China has labor shortages and might just be in a position where the reduced labor shifts chinese labor around such that the outcome is 2% or 5% or 8% unemployment, rather than 40% or 80% unemployment. If it cuts their production costs by 20%, that's a hell of a draw for import labor--China's financial position becomes that people will trade them something (to be determined at a later date; here's money as an IOU) for something China can produce cheaper than the buyer. In the mean time, places like America suddenly see a 20% drop in the price of all kinds of goods, and can buy more; this means we need more shipping, more retail operators, more people at VISA managing your accounts, and so forth.

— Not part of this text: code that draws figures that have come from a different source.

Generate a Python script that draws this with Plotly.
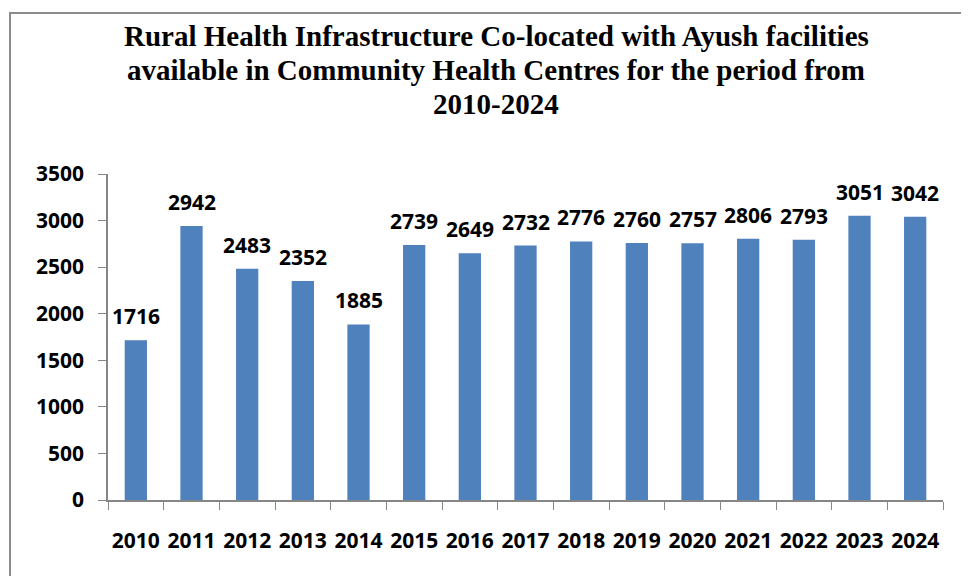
import plotly.graph_objects as go

years = ["2010", "2011", "2012", "2013", "2014", "2015", "2016", "2017",
         "2018", "2019", "2020", "2021", "2022", "2023", "2024"]
chc_ayush = [1716, 2942, 2483, 2352, 1885, 2739, 2649, 2732,
             2776, 2760, 2757, 2806, 2793, 3051, 3042]
y_ticks = [0, 500, 1000, 1500, 2000, 2500, 3000, 3500]

title_lines = [
    "Rural Health Infrastructure Co-located with Ayush facilities",
    "available in Community Health Centres for the period from",
    "2010-2024",
]

# the page body adds an 8px margin, so work in screen pixels and shift
OFF = 8
W, H = 969 - OFF, 576 - OFF
# plot area in screen pixels
L, R, T, B = 108, 943, 174, 500

def px_x(p):
    return (p - L) / (R - L)

def px_y(p):
    return (B - p) / (B - T)

lab_font = dict(family="Open Sans, Liberation Sans, sans-serif", size=21,
                color="black", weight="bold")

fig = go.Figure(
    go.Bar(
        x=years,
        y=chc_ayush,
        marker=dict(color="#4F81BD", line=dict(width=0)),
        showlegend=False,
    )
)

# value labels above bars (category axis -> use the category index)
for i, v in enumerate(chc_ayush):
    fig.add_annotation(x=i, y=v, text=str(v), showarrow=False,
                       yanchor="bottom", yshift=8, font=lab_font)

# title, one annotation per line
for line, yc in zip(title_lines, [36, 70, 104]):
    fig.add_annotation(
        xref="paper", yref="paper", x=px_x(496), y=px_y(yc),
        xanchor="center", yanchor="middle", showarrow=False,
        text="<b>" + line + "</b>",
        font=dict(family="Liberation Serif, Times New Roman, serif", size=29, color="black"),
    )

# chart border
fig.add_shape(type="rect", xref="paper", yref="paper",
              x0=px_x(10), x1=px_x(963), y0=px_y(600), y1=px_y(13),
              line=dict(color="#8c8c8c", width=2), layer="below")

fig.update_layout(
    width=W, height=H,
    margin=dict(l=L - OFF, r=W + OFF - R, t=T - OFF, b=H + OFF - B, autoexpand=False),
    paper_bgcolor="white", plot_bgcolor="white",
    bargap=0.6,
    showlegend=False,
)
fig.update_xaxes(
    type="category", tickson="boundaries", ticks="outside", ticklen=8,
    tickcolor="#868686", showline=True, linecolor="#868686", linewidth=1.5,
    tickfont=lab_font, ticklabelstandoff=21, showgrid=False, tickangle=0,
    range=[-0.5, len(years) - 0.5],
)
fig.update_yaxes(
    range=[0, 3500], tickvals=y_ticks, ticks="outside", ticklen=8,
    tickcolor="#868686", showline=True, linecolor="#868686", linewidth=1.5,
    tickfont=lab_font, ticklabelstandoff=10, showgrid=False, zeroline=False,
)

fig.write_html("out.html")
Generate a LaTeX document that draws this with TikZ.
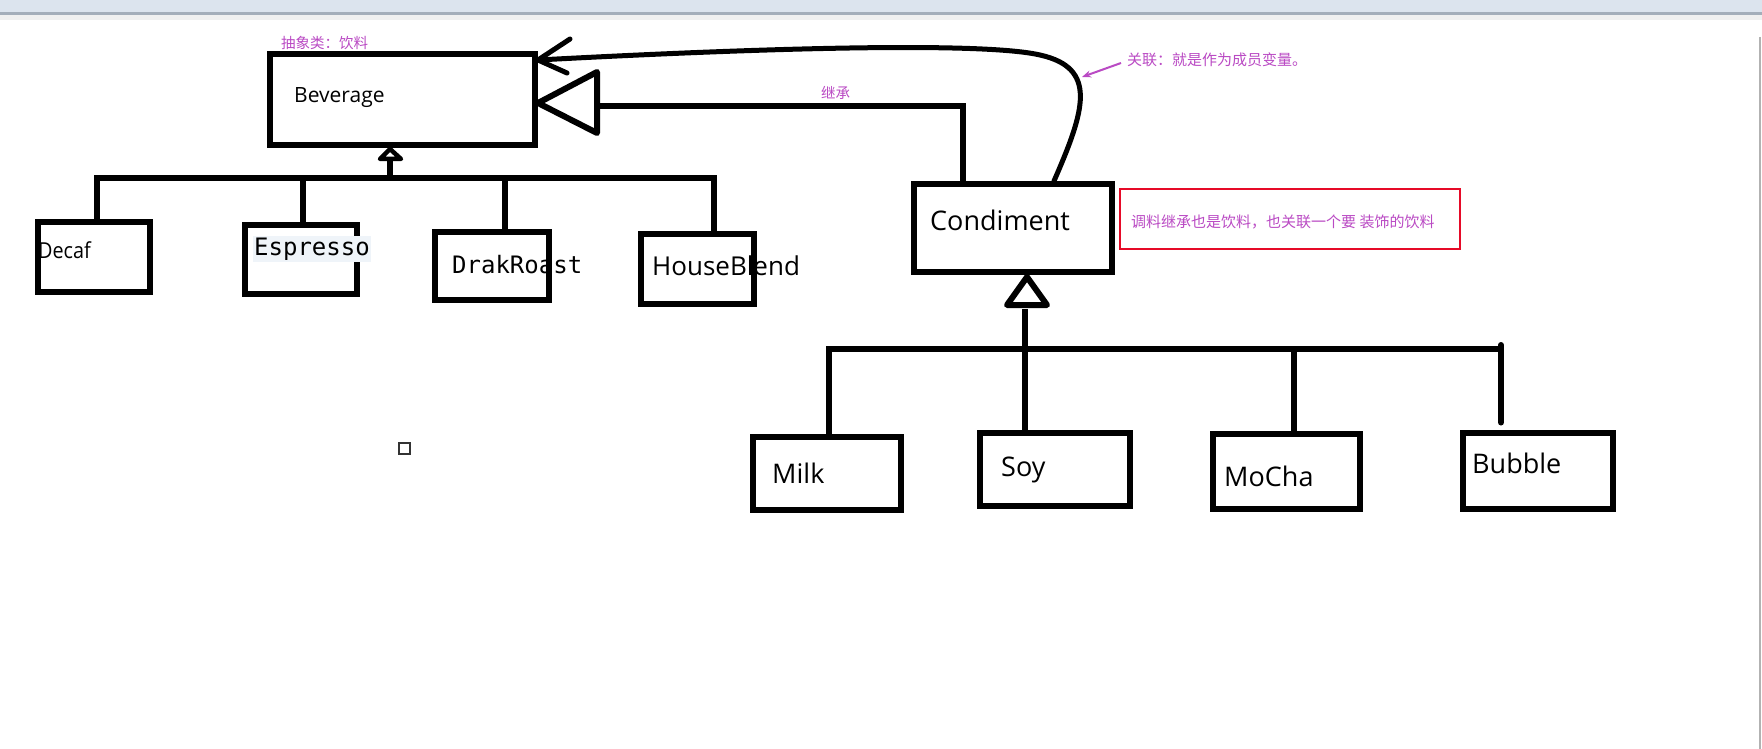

It means poor people spend a smaller chunk of their income on clothes and cell phones (which they probably need today), and more on food (which puts demands on local refineries, chemical producers, municipal water systems, John Deere, and farmers). It means more jobs here in America.
China would get richer and America would get richer just by China reducing the cost of manufacture, at least in a projection where China doesn't create an unemployment crisis in its own country.